● REQUEST
Set down the lines that begin at the top of the records and end with the line containing "-8.4, -7.9, 1.3, -28.9, -1.9, -16.2, -18.3, -26.7];", and drop every picture.

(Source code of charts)
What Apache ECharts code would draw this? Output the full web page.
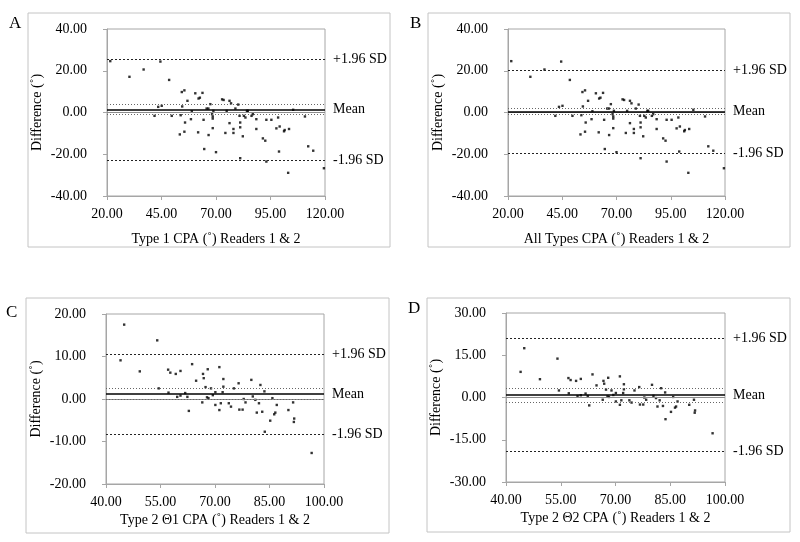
<!DOCTYPE html>
<html>
<head>
<meta charset="utf-8">
<script src="https://cdn.jsdelivr.net/npm/echarts@6/dist/echarts.min.js"></script>
<style>
  html, body { margin: 0; padding: 0; background: #fff; }
  #chart { width: 800px; height: 542px; }
</style>
</head>
<body>
<div id="chart"></div>
<script>
// Type 1 / all types: mean of readers (x) and difference (y)
const type1Mean = [21.5, 30.3, 36.8, 44.5, 48.5, 45.1, 43.5, 41.8, 49.7, 54.3,
  55.5, 56.9, 54.5, 53.8, 55.8, 58.5, 58.9, 53.4, 55.5, 60.5,
  62.0, 62.6, 63.8, 64.3, 61.8, 64.6, 65.7, 66.5, 67.4, 68.2,
  68.5, 68.8, 68.5, 68.5, 66.6, 70.0, 72.8, 73.5, 74.9, 76.2,
  76.9, 76.2, 74.3, 78.0, 78.0, 78.9, 80.2, 80.8, 81.1, 81.1,
  82.3, 81.1, 82.8, 83.5, 84.2, 84.6, 86.3, 86.9, 88.5, 88.5,
  91.5, 92.6, 93.1, 93.1, 95.4, 97.7, 98.5, 99.2, 98.9, 101.2,
  101.5, 103.5, 105.4, 103.1, 110.8, 112.3, 114.6, 119.5];
const type1Diff = [24.6, 17.1, 20.6, 24.4, 15.6, 3.2, 2.7, -1.6, -1.6, 9.8,
  10.6, 5.6, 2.9, -1.3, -4.8, -3.2, 0.6, -10.5, -9.2, 9.2,
  6.7, 7.1, 9.4, -3.5, -9.5, -17.5, 1.9, 1.9, 4.0, -0.8,
  -1.9, 0.8, -2.9, -7.5, -10.8, -19.0, 6.3, 6.0, 0.8, 5.6,
  4.4, -5.1, -9.8, -7.9, -9.8, 1.9, 3.8, -1.6, -4.8, -7.1,
  -11.4, -21.9, -1.6, -2.4, 0.8, 0.8, -1.6, -0.8, -3.2, -7.9,
  -12.4, -13.5, -23.5, -3.5, -3.5, -7.6, -2.4, -6.7, -18.7, -9.0,
  -8.4, -7.9, 1.3, -28.9, -1.9, -16.2, -18.3, -26.7];

// Type 2 (Θ1 / Θ2)
const type2Mean = [45.0, 44.0, 49.3, 54.1, 54.5, 57.1, 57.7, 59.2, 60.5, 57.2,
  59.6, 60.5, 61.8, 62.4, 62.8, 63.7, 64.8, 66.7, 66.9, 68.0,
  67.4, 67.8, 68.2, 66.5, 68.9, 69.4, 70.1, 70.1, 71.2, 72.3,
  72.3, 72.1, 71.6, 71.2, 73.8, 74.4, 75.2, 76.5, 76.7, 77.6,
  77.9, 78.4, 80.0, 80.4, 81.1, 81.5, 82.1, 82.5, 83.0, 83.6,
  83.7, 85.2, 85.8, 86.3, 86.6, 87.0, 90.2, 91.5, 91.8, 91.7,
  96.6];
const type2Diff = [17.5, 9.1, 6.5, 13.8, 2.5, 6.9, 6.2, 5.9, 6.6, 1.5,
  0.5, 0.8, 1.4, 0.5, -2.8, 8.2, 4.3, 5.9, 4.9, 7.0,
  2.8, 0.4, 0.2, -0.8, 2.5, 0.9, 1.6, -1.4, 7.5, 4.7,
  2.9, 1.6, -1.0, -2.6, -1.0, -1.8, 2.5, 3.7, -2.5, -2.5,
  0.0, -0.8, 4.5, 0.6, -0.2, -3.2, -1.0, 3.3, -3.0, 1.8,
  -7.7, -5.1, 0.2, -3.6, -3.2, -1.4, -2.6, -0.8, -4.6, -5.4,
  -12.7];

const panelLetters = ['A', 'B', 'C', 'D'];
const xTitles = [
  'Type 1 CPA (˚) Readers 1 & 2',
  'All Types CPA (˚) Readers 1 & 2',
  'Type 2 Θ1 CPA (˚) Readers 1 & 2',
  'Type 2 Θ2 CPA (˚) Readers 1 & 2'
];
const yTitle = 'Difference (˚)';
const xTicks = [
  [20, 45, 70, 95, 120],
  [20, 45, 70, 95, 120],
  [40, 55, 70, 85, 100],
  [40, 55, 70, 85, 100]
];
const yTicks = [
  [-40, -20, 0, 20, 40],
  [-40, -20, 0, 20, 40],
  [-20, -10, 0, 10, 20],
  [-30, -15, 0, 15, 30]
];
const biasMean = [1.5, 0.4, 1.2, 0.9];
const biasCiUpper = [4.0, 1.85, 2.45, 3.35];
const biasCiLower = [-1.0, -1.05, 0.0, -1.55];
const loaUpper = [25.7, 20.3, 10.6, 20.9];
const loaLower = [-22.7, -19.5, -8.3, -19.1];
const limitLabels = ['+1.96 SD', 'Mean', '-1.96 SD'];

const panelX = [type1Mean, type1Mean, type2Mean, type2Mean];
const panelY = [type1Diff, type1Diff, type2Diff, type2Diff];

const FONT = 'Liberation Serif';
const grids = [
  { left: 107, top: 29, width: 218, height: 167 },
  { left: 508, top: 29, width: 217, height: 167 },
  { left: 106, top: 314, width: 218, height: 170 },
  { left: 506, top: 313, width: 219, height: 169 }
];
const boxes = [
  { x: 28, y: 13, width: 362, height: 234 },
  { x: 428, y: 13, width: 362, height: 234 },
  { x: 26, y: 298, width: 363, height: 235 },
  { x: 427, y: 298, width: 363, height: 234 }
];
const letterPos = [[9, 15], [410, 15], [6, 304], [408, 300]];
const xNameGap = [36, 36, 29, 29];

const chart = echarts.init(document.getElementById('chart'));

const fmt = v => v.toFixed(2);
const axisGray = '#a6a6a6';

const xAxes = [], yAxes = [], series = [];
grids.forEach((g, i) => {
  g.show = true;
  g.borderColor = axisGray;
  g.borderWidth = 1;
  g.backgroundColor = 'transparent';
  const xt = xTicks[i], yt = yTicks[i];
  xAxes.push({
    type: 'value',
    gridIndex: i,
    min: xt[0],
    max: xt[xt.length - 1],
    interval: xt[1] - xt[0],
    name: xTitles[i],
    nameLocation: 'middle',
    nameGap: xNameGap[i],
    nameTextStyle: { fontFamily: FONT, fontSize: 14, color: '#000' },
    axisLine: { show: true, onZero: false, lineStyle: { color: axisGray } },
    axisTick: { show: true, length: 4, lineStyle: { color: axisGray } },
    axisLabel: { fontFamily: FONT, fontSize: 14, color: '#000', margin: 11, formatter: fmt },
    splitLine: { show: false }
  });
  yAxes.push({
    type: 'value',
    gridIndex: i,
    min: yt[0],
    max: yt[yt.length - 1],
    interval: yt[1] - yt[0],
    name: yTitle,
    nameLocation: 'middle',
    nameGap: 63,
    nameTextStyle: { fontFamily: FONT, fontSize: 14, color: '#000' },
    axisLine: { show: true, lineStyle: { color: axisGray } },
    axisTick: { show: true, length: 4, lineStyle: { color: axisGray } },
    axisLabel: { fontFamily: FONT, fontSize: 14, color: '#000', margin: 20, formatter: fmt },
    splitLine: { show: false }
  });

  const lbl = text => ({
    show: true, position: 'end', distance: 8, formatter: text,
    fontFamily: FONT, fontSize: 14, color: '#000'
  });
  const noLbl = { show: false };
  const dashed = { color: '#222', width: 1, type: [2, 2] };
  const dotted = { color: '#666', width: 1, type: [1, 2] };

  series.push({
    type: 'scatter',
    xAxisIndex: i,
    yAxisIndex: i,
    symbol: 'rect',
    symbolSize: 2.4,
    itemStyle: { color: '#000' },
    data: panelX[i].map((x, k) => [x, panelY[i][k]]),
    markLine: {
      symbol: 'none',
      silent: true,
      animation: false,
      data: [
        { yAxis: 0, lineStyle: { color: '#8c8c8c', width: 1.2, type: 'solid' }, label: noLbl },
        { yAxis: loaUpper[i], lineStyle: dashed, label: lbl(limitLabels[0]) },
        { yAxis: biasCiUpper[i], lineStyle: dotted, label: noLbl },
        { yAxis: biasMean[i], lineStyle: { color: '#000', width: 1.5, type: 'solid' }, label: lbl(limitLabels[1]) },
        { yAxis: biasCiLower[i], lineStyle: dotted, label: noLbl },
        { yAxis: loaLower[i], lineStyle: dashed, label: lbl(limitLabels[2]) }
      ]
    }
  });
});

const graphics = [];
boxes.forEach((b, i) => {
  graphics.push({
    type: 'rect', shape: b, silent: true,
    style: { fill: 'none', stroke: '#c4c4c4', lineWidth: 1 }
  });
  graphics.push({
    type: 'text', x: letterPos[i][0], y: letterPos[i][1], silent: true,
    style: { text: panelLetters[i], font: '17px "Liberation Serif"', fill: '#000' }
  });
});

chart.setOption({
  animation: false,
  backgroundColor: '#fff',
  grid: grids,
  xAxis: xAxes,
  yAxis: yAxes,
  series: series,
  graphic: graphics
});
</script>
</body>
</html>
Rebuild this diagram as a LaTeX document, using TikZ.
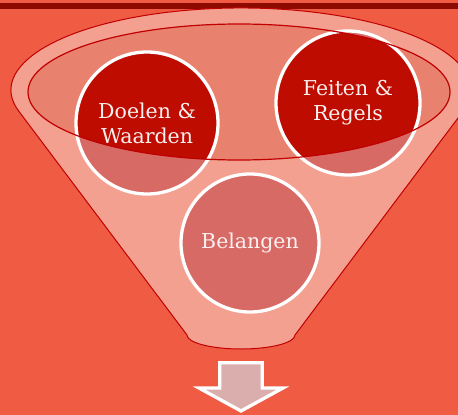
\documentclass[tikz,border=0pt]{standalone}
\usepackage{fontspec}
\setmainfont{DejaVu Serif}
\definecolor{bgred}{HTML}{F05B43}
\definecolor{band}{HTML}{8C0A00}
\definecolor{funnel}{HTML}{F4A091}
\definecolor{glass}{HTML}{E8826F}
\definecolor{edge}{HTML}{C00000}
\definecolor{ballin}{HTML}{BE0D00}
\definecolor{ballout}{HTML}{D86A66}
\definecolor{arrowfill}{HTML}{DBAEAE}
\definecolor{textwhite}{HTML}{FAF0F0}
\begin{document}
\begin{tikzpicture}[x=1pt,y=-1pt,
  bubble/.style={circle, draw=white, line width=3.3pt, inner sep=0pt,
    align=center, text=textwhite, font=\fontsize{20.5}{25}\selectfont},
  outline/.style={draw=edge, line width=1pt},
  glassedge/.style={draw=edge, line width=1.2pt},
  arrowshape/.style={draw=white, line width=3.3pt, fill=arrowfill, line join=miter}]
\useasboundingbox (0,0) rectangle (458,415);
\fill[bgred] (0,0) rectangle (458,415);
\fill[band] (0,3) rectangle (458,8.5);
% funnel body
\filldraw[fill=funnel, outline] (187,335) -- (18.8,111.2)
  arc[start angle=165, end angle=375, x radius=230, y radius=82]
  -- (295,335) arc[start angle=0, end angle=180, x radius=54, y radius=14] -- cycle;
% glass top
\coordinate (gc) at (239,92);
\fill[glass] (gc) ellipse[x radius=211, y radius=68];
% circle centres
\coordinate (cD) at (147,123);
\coordinate (cF) at (348,103);
\coordinate (cB) at (250,243);
\fill[ballout] (cD) circle[radius=71];
\fill[ballout] (cF) circle[radius=72];
\fill[ballout] (cB) circle[radius=69];
\begin{scope}
  \clip (gc) ellipse[x radius=211, y radius=68];
  \fill[ballin] (cD) circle[radius=71];
  \fill[ballin] (cF) circle[radius=72];
\end{scope}
\node[bubble, minimum size=142pt] (doelen) at (cD) {Doelen \&\\Waarden};
\node[bubble, minimum size=144pt] (feiten) at (cF) {Feiten \&\\Regels};
\node[bubble, minimum size=138pt] (belangen) at (cB) {Belangen};
\draw[glassedge] (gc) ellipse[x radius=211, y radius=68];
% arrow
\draw[arrowshape] (219.7,362.7) -- (262.3,362.7) -- (262.3,388) -- (283,388)
  -- (241,411) -- (199,388) -- (219.7,388) -- cycle;
\end{tikzpicture}
\end{document}
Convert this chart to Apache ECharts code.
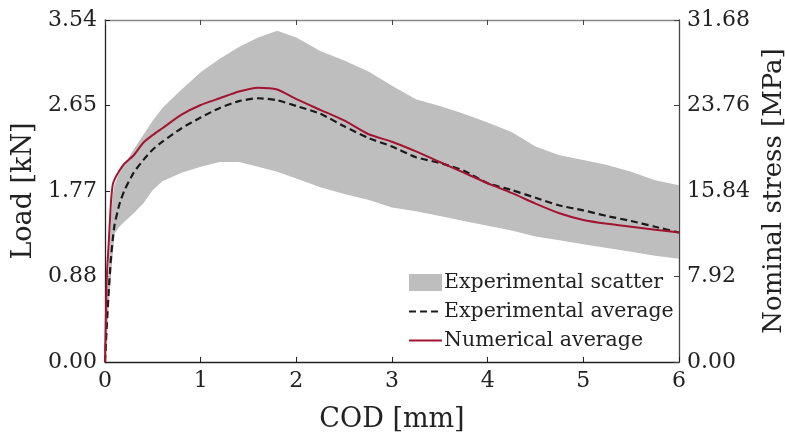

● OUTPUT OF THE EXERCISE
What Apache ECharts code would draw this? Output the full web page.
<!DOCTYPE html>
<html>
<head>
<meta charset="utf-8">
<script src="https://cdn.jsdelivr.net/npm/echarts@6/dist/echarts.min.js"></script>
<style>
  html, body { margin: 0; padding: 0; background: #fff; }
  #chart { width: 800px; height: 542px; }
</style>
</head>
<body>
<div id="chart"></div>
<script>
// Type 1 / all types: mean of readers (x) and difference (y)
const type1Mean = [21.5, 30.3, 36.8, 44.5, 48.5, 45.1, 43.5, 41.8, 49.7, 54.3,
  55.5, 56.9, 54.5, 53.8, 55.8, 58.5, 58.9, 53.4, 55.5, 60.5,
  62.0, 62.6, 63.8, 64.3, 61.8, 64.6, 65.7, 66.5, 67.4, 68.2,
  68.5, 68.8, 68.5, 68.5, 66.6, 70.0, 72.8, 73.5, 74.9, 76.2,
  76.9, 76.2, 74.3, 78.0, 78.0, 78.9, 80.2, 80.8, 81.1, 81.1,
  82.3, 81.1, 82.8, 83.5, 84.2, 84.6, 86.3, 86.9, 88.5, 88.5,
  91.5, 92.6, 93.1, 93.1, 95.4, 97.7, 98.5, 99.2, 98.9, 101.2,
  101.5, 103.5, 105.4, 103.1, 110.8, 112.3, 114.6, 119.5];
const type1Diff = [24.6, 17.1, 20.6, 24.4, 15.6, 3.2, 2.7, -1.6, -1.6, 9.8,
  10.6, 5.6, 2.9, -1.3, -4.8, -3.2, 0.6, -10.5, -9.2, 9.2,
  6.7, 7.1, 9.4, -3.5, -9.5, -17.5, 1.9, 1.9, 4.0, -0.8,
  -1.9, 0.8, -2.9, -7.5, -10.8, -19.0, 6.3, 6.0, 0.8, 5.6,
  4.4, -5.1, -9.8, -7.9, -9.8, 1.9, 3.8, -1.6, -4.8, -7.1,
  -11.4, -21.9, -1.6, -2.4, 0.8, 0.8, -1.6, -0.8, -3.2, -7.9,
  -12.4, -13.5, -23.5, -3.5, -3.5, -7.6, -2.4, -6.7, -18.7, -9.0,
  -8.4, -7.9, 1.3, -28.9, -1.9, -16.2, -18.3, -26.7];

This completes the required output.